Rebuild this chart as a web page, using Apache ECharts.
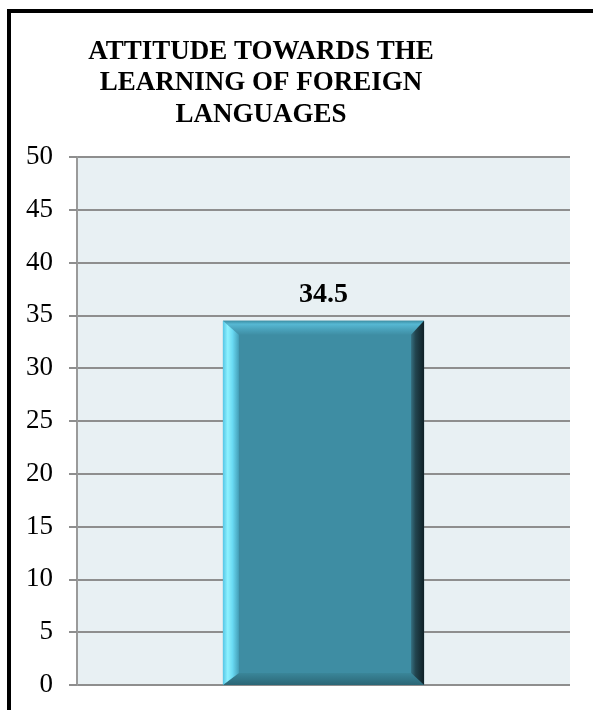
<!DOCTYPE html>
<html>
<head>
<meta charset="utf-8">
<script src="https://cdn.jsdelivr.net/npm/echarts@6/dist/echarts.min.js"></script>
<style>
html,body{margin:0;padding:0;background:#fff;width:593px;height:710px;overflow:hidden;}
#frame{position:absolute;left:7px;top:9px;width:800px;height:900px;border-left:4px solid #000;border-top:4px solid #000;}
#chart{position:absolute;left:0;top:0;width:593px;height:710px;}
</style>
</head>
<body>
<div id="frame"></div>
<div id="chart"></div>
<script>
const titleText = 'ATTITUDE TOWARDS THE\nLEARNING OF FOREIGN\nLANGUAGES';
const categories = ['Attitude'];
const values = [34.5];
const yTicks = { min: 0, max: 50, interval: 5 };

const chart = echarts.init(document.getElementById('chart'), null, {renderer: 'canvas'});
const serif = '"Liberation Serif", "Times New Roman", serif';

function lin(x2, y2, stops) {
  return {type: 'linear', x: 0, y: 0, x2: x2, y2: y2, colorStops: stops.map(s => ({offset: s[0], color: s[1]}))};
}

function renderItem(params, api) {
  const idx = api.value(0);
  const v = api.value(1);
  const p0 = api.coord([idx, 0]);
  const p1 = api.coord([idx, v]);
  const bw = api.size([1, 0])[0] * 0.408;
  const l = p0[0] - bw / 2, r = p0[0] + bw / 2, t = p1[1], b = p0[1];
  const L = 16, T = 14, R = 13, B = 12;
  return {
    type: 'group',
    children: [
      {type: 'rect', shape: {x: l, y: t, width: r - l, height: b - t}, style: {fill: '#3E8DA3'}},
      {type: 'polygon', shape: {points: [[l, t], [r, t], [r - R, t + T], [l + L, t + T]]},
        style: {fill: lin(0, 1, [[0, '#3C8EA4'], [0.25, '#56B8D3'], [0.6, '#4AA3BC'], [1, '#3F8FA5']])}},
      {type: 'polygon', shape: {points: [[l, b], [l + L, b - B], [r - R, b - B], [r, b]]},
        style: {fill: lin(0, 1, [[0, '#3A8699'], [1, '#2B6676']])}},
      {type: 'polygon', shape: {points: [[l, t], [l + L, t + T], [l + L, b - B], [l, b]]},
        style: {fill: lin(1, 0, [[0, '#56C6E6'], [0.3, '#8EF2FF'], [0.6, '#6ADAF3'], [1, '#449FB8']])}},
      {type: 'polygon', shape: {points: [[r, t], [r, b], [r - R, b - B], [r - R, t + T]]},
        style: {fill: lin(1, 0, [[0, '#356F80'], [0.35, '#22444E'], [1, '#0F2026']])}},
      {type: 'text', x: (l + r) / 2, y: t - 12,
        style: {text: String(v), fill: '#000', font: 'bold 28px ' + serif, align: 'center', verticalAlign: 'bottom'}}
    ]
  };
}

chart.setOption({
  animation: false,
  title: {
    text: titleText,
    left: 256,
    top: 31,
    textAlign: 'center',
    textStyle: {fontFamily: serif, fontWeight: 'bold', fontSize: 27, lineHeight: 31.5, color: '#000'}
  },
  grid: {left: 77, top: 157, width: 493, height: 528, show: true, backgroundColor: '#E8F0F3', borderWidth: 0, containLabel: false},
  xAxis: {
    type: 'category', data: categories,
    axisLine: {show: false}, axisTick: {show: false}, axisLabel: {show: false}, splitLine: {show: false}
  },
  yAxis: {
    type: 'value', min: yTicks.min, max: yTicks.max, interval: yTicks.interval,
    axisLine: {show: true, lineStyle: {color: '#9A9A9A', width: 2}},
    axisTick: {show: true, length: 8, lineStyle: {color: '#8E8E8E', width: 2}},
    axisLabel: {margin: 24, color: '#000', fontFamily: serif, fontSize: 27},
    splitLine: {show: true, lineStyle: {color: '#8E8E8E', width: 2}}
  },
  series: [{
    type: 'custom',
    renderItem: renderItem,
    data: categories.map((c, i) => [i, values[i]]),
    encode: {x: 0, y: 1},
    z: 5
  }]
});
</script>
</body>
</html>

TASK GOAL:
With the pictures left out, transcribe the material exactly.

SOLUTION TO THE EXERCISE:
Rebuild this chart as a web page, using Apache ECharts.
<!DOCTYPE html>
<html>
<head>
<meta charset="utf-8">
<script src="https://cdn.jsdelivr.net/npm/echarts@6/dist/echarts.min.js"></script>
<style>
html,body{margin:0;padding:0;background:#fff;width:593px;height:710px;overflow:hidden;}
#frame{position:absolute;left:7px;top:9px;width:800px;height:900px;border-left:4px solid #000;border-top:4px solid #000;}
#chart{position:absolute;left:0;top:0;width:593px;height:710px;}
</style>
</head>
<body>
<div id="frame"></div>
<div id="chart"></div>
<script>
const titleText = 'ATTITUDE TOWARDS THE\nLEARNING OF FOREIGN\nLANGUAGES';
const categories = ['Attitude'];
const values = [34.5];
const yTicks = { min: 0, max: 50, interval: 5 };

const chart = echarts.init(document.getElementById('chart'), null, {renderer: 'canvas'});
const serif = '"Liberation Serif", "Times New Roman", serif';

function lin(x2, y2, stops) {
  return {type: 'linear', x: 0, y: 0, x2: x2, y2: y2, colorStops: stops.map(s => ({offset: s[0], color: s[1]}))};
}

function renderItem(params, api) {
  const idx = api.value(0);
  const v = api.value(1);
  const p0 = api.coord([idx, 0]);
  const p1 = api.coord([idx, v]);
  const bw = api.size([1, 0])[0] * 0.408;
  const l = p0[0] - bw / 2, r = p0[0] + bw / 2, t = p1[1], b = p0[1];
  const L = 16, T = 14, R = 13, B = 12;
  return {
    type: 'group',
    children: [
      {type: 'rect', shape: {x: l, y: t, width: r - l, height: b - t}, style: {fill: '#3E8DA3'}},
      {type: 'polygon', shape: {points: [[l, t], [r, t], [r - R, t + T], [l + L, t + T]]},
        style: {fill: lin(0, 1, [[0, '#3C8EA4'], [0.25, '#56B8D3'], [0.6, '#4AA3BC'], [1, '#3F8FA5']])}},
      {type: 'polygon', shape: {points: [[l, b], [l + L, b - B], [r - R, b - B], [r, b]]},
        style: {fill: lin(0, 1, [[0, '#3A8699'], [1, '#2B6676']])}},
      {type: 'polygon', shape: {points: [[l, t], [l + L, t + T], [l + L, b - B], [l, b]]},
        style: {fill: lin(1, 0, [[0, '#56C6E6'], [0.3, '#8EF2FF'], [0.6, '#6ADAF3'], [1, '#449FB8']])}},
      {type: 'polygon', shape: {points: [[r, t], [r, b], [r - R, b - B], [r - R, t + T]]},
        style: {fill: lin(1, 0, [[0, '#356F80'], [0.35, '#22444E'], [1, '#0F2026']])}},
      {type: 'text', x: (l + r) / 2, y: t - 12,
        style: {text: String(v), fill: '#000', font: 'bold 28px ' + serif, align: 'center', verticalAlign: 'bottom'}}
    ]
  };
}

chart.setOption({
  animation: false,
  title: {
    text: titleText,
    left: 256,
    top: 31,
    textAlign: 'center',
    textStyle: {fontFamily: serif, fontWeight: 'bold', fontSize: 27, lineHeight: 31.5, color: '#000'}
  },
  grid: {left: 77, top: 157, width: 493, height: 528, show: true, backgroundColor: '#E8F0F3', borderWidth: 0, containLabel: false},
  xAxis: {
    type: 'category', data: categories,
    axisLine: {show: false}, axisTick: {show: false}, axisLabel: {show: false}, splitLine: {show: false}
  },
  yAxis: {
    type: 'value', min: yTicks.min, max: yTicks.max, interval: yTicks.interval,
    axisLine: {show: true, lineStyle: {color: '#9A9A9A', width: 2}},
    axisTick: {show: true, length: 8, lineStyle: {color: '#8E8E8E', width: 2}},
    axisLabel: {margin: 24, color: '#000', fontFamily: serif, fontSize: 27},
    splitLine: {show: true, lineStyle: {color: '#8E8E8E', width: 2}}
  },
  series: [{
    type: 'custom',
    renderItem: renderItem,
    data: categories.map((c, i) => [i, values[i]]),
    encode: {x: 0, y: 1},
    z: 5
  }]
});
</script>
</body>
</html>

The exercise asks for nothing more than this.